# To do
The copy must start at the line that contains "Give me the" and finish at the line that contains "const yTicks = [0, 250, 500, 750, 1000, 1250, 1500, 1750];", reproducing each line exactly. Any picture in that span is omitted.

# Exercise inputs
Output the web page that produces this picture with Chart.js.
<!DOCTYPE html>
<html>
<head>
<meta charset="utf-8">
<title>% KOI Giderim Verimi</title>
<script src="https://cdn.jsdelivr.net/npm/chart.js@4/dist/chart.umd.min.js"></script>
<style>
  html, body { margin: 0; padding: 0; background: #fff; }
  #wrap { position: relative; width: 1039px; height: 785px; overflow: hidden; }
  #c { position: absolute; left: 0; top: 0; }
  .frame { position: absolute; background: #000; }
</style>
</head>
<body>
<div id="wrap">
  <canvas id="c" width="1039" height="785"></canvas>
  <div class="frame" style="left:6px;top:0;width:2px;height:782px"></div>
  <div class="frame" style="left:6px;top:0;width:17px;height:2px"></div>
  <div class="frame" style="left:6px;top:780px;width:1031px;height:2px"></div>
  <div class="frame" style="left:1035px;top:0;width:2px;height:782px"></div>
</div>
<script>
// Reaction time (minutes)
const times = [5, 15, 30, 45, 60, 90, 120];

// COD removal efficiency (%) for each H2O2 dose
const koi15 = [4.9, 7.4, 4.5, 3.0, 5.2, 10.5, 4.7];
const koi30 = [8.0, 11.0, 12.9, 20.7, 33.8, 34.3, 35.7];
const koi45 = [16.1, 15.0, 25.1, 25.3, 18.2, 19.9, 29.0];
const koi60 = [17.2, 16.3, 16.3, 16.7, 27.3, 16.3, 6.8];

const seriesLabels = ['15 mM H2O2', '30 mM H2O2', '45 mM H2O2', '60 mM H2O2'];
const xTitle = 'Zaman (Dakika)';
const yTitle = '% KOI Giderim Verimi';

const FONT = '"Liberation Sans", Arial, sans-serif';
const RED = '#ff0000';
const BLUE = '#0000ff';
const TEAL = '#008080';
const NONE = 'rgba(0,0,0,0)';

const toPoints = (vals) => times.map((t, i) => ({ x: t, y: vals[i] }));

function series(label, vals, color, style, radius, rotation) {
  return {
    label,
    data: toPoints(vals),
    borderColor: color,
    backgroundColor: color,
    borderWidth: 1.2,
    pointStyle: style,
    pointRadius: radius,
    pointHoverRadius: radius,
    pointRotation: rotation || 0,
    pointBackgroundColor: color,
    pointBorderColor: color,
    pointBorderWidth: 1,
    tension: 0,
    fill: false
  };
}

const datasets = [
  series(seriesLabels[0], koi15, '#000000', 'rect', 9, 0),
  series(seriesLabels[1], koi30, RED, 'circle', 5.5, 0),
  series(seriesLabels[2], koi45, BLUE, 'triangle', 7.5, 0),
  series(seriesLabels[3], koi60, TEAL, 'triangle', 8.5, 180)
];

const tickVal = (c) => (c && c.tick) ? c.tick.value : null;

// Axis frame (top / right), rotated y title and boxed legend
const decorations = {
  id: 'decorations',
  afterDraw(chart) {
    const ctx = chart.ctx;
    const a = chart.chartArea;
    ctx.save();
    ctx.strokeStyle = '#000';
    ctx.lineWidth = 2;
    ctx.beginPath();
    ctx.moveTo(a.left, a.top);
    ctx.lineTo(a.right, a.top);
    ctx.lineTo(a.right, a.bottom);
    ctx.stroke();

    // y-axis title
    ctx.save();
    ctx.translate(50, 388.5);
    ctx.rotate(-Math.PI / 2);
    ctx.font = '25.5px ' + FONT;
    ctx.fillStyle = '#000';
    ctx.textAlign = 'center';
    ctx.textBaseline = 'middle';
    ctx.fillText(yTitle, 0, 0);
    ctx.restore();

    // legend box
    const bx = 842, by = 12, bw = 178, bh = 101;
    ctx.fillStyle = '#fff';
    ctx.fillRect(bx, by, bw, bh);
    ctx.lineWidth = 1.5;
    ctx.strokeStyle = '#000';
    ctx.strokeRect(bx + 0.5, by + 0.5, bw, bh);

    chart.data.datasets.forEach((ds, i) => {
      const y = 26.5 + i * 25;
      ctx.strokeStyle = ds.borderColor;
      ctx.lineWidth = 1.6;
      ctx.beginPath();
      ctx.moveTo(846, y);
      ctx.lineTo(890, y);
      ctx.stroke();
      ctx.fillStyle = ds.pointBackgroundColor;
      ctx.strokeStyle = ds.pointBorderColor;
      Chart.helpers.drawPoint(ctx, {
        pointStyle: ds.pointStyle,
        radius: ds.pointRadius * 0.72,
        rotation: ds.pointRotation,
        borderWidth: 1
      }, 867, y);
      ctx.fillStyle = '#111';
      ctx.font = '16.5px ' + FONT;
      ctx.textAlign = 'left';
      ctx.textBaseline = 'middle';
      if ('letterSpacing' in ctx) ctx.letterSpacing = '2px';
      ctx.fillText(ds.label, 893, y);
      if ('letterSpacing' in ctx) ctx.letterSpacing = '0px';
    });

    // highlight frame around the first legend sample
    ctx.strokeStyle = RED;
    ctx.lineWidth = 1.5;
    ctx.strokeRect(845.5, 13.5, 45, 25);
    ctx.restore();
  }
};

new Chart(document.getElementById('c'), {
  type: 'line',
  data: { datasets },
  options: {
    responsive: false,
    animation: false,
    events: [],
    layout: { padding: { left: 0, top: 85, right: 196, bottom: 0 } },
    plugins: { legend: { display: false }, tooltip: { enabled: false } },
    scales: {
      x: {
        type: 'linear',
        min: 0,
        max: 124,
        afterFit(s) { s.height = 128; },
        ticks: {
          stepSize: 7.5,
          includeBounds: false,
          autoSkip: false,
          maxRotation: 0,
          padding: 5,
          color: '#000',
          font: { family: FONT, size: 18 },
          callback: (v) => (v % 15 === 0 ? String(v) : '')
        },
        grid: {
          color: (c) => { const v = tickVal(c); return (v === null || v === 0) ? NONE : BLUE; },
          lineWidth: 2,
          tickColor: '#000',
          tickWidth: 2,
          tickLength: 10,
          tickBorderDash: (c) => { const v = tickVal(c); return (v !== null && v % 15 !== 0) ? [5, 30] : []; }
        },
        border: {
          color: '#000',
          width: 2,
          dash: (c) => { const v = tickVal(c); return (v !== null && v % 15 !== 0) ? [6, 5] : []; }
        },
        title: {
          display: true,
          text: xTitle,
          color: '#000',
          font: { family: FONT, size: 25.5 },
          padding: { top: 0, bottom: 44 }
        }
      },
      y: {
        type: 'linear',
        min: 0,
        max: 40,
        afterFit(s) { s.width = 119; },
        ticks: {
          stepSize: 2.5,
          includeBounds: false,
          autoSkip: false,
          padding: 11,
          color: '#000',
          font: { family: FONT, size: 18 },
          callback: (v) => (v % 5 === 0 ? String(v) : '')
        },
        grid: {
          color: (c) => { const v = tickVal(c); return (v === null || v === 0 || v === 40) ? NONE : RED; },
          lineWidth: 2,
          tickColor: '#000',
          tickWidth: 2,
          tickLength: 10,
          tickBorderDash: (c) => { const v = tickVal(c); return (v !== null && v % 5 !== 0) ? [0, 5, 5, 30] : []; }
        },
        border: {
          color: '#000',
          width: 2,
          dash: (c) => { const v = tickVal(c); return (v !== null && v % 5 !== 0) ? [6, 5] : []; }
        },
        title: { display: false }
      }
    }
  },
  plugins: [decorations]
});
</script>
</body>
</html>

--

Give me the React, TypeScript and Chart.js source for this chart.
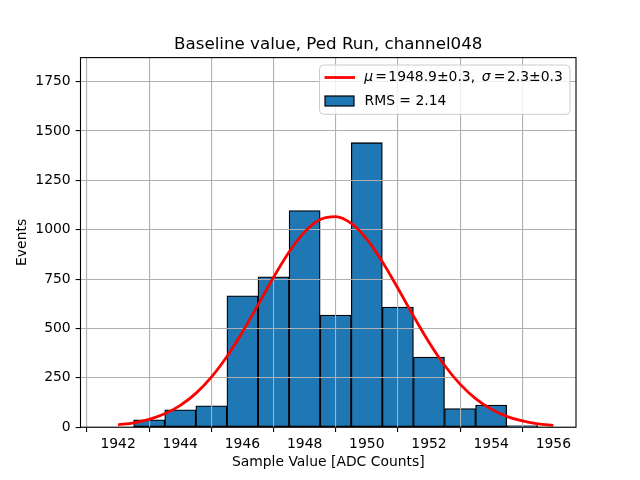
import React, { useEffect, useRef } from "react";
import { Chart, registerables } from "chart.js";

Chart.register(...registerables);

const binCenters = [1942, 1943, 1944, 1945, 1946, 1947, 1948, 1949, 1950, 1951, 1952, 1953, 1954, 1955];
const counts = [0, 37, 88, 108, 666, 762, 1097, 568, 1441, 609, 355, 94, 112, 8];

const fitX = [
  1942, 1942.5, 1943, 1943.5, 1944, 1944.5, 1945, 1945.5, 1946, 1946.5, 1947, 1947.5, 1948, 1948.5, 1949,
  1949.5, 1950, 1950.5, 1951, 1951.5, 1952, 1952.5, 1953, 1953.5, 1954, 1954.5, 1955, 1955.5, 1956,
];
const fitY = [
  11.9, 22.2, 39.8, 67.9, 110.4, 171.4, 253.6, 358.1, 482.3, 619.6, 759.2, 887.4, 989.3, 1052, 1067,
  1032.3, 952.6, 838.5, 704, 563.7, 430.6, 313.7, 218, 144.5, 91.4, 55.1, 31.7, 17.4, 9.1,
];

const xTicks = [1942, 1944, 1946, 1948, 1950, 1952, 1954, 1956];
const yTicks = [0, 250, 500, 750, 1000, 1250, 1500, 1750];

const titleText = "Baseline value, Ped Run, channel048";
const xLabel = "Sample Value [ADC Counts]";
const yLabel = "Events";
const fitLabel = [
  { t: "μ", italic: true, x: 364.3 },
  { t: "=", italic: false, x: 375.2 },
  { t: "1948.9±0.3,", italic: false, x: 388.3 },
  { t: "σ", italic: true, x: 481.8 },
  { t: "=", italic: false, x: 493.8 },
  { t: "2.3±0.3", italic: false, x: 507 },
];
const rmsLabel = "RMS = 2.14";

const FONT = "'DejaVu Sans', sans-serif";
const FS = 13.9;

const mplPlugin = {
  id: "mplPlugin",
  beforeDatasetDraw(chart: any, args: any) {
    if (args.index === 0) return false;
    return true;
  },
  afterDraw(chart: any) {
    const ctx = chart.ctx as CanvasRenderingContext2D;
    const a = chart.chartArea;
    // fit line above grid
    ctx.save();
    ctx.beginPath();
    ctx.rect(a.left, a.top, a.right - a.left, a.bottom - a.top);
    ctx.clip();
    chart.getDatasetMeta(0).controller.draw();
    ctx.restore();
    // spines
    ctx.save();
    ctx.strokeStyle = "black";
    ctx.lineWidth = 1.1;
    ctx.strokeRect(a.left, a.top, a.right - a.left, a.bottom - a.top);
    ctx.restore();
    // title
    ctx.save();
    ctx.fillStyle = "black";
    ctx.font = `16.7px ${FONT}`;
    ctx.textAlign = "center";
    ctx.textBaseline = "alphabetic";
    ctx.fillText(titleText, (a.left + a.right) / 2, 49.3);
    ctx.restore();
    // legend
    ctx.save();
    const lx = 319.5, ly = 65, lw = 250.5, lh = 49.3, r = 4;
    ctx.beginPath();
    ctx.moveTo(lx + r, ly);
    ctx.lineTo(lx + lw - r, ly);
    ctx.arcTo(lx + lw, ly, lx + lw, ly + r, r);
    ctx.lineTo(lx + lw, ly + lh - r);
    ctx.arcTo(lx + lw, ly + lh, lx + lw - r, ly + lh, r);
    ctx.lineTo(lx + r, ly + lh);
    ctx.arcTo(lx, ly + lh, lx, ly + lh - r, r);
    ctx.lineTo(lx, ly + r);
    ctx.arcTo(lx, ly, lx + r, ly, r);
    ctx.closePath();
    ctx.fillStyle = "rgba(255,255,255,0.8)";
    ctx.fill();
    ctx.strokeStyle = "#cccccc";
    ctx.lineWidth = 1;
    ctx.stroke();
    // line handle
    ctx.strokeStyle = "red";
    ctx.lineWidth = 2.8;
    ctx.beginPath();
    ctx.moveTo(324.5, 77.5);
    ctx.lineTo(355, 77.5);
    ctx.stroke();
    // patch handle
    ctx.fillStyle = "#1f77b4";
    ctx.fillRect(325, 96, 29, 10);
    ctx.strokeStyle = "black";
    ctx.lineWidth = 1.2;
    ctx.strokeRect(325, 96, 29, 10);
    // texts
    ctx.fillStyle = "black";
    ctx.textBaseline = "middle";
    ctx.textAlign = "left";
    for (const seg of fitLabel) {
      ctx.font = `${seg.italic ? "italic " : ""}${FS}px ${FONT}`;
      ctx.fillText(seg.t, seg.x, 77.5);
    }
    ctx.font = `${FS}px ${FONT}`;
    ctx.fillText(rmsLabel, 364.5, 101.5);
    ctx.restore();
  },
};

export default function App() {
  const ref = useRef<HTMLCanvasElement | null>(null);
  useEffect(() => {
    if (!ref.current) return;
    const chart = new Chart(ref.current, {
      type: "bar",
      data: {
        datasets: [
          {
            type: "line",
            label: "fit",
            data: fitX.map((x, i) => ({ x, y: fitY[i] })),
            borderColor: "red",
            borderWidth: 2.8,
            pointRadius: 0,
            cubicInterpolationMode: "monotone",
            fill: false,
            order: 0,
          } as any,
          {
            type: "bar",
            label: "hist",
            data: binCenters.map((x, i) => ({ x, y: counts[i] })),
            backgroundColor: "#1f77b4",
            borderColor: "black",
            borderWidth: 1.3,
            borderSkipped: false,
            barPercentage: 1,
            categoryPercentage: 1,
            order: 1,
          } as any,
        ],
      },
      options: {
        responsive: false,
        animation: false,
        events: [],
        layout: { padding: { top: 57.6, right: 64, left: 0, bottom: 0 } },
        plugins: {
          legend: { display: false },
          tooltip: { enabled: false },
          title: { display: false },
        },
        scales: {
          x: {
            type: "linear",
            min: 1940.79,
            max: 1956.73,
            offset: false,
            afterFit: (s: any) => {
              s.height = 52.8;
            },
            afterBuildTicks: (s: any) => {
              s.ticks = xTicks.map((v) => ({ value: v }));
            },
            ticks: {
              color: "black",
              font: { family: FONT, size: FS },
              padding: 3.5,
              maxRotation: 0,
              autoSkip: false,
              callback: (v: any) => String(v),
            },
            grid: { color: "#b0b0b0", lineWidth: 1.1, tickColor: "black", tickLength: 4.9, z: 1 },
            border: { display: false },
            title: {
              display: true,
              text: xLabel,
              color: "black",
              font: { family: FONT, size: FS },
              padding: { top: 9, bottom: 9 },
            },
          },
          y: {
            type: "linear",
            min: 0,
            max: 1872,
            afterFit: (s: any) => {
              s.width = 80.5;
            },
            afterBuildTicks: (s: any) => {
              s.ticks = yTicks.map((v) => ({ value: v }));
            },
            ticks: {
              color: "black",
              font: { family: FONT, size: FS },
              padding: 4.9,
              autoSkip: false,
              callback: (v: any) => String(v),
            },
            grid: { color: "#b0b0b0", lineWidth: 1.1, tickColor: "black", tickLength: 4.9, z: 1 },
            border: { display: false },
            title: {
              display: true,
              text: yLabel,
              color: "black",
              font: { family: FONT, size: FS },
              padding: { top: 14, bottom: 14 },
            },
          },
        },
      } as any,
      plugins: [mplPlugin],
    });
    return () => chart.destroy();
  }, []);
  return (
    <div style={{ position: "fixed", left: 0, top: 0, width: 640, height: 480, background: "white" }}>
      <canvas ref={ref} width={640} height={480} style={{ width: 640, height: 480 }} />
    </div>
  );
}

# The reply
Give me the React, TypeScript and Chart.js source for this chart.
import React, { useEffect, useRef } from "react";
import { Chart, registerables } from "chart.js";

Chart.register(...registerables);

const binCenters = [1942, 1943, 1944, 1945, 1946, 1947, 1948, 1949, 1950, 1951, 1952, 1953, 1954, 1955];
const counts = [0, 37, 88, 108, 666, 762, 1097, 568, 1441, 609, 355, 94, 112, 8];

const fitX = [
  1942, 1942.5, 1943, 1943.5, 1944, 1944.5, 1945, 1945.5, 1946, 1946.5, 1947, 1947.5, 1948, 1948.5, 1949,
  1949.5, 1950, 1950.5, 1951, 1951.5, 1952, 1952.5, 1953, 1953.5, 1954, 1954.5, 1955, 1955.5, 1956,
];
const fitY = [
  11.9, 22.2, 39.8, 67.9, 110.4, 171.4, 253.6, 358.1, 482.3, 619.6, 759.2, 887.4, 989.3, 1052, 1067,
  1032.3, 952.6, 838.5, 704, 563.7, 430.6, 313.7, 218, 144.5, 91.4, 55.1, 31.7, 17.4, 9.1,
];

const xTicks = [1942, 1944, 1946, 1948, 1950, 1952, 1954, 1956];
const yTicks = [0, 250, 500, 750, 1000, 1250, 1500, 1750];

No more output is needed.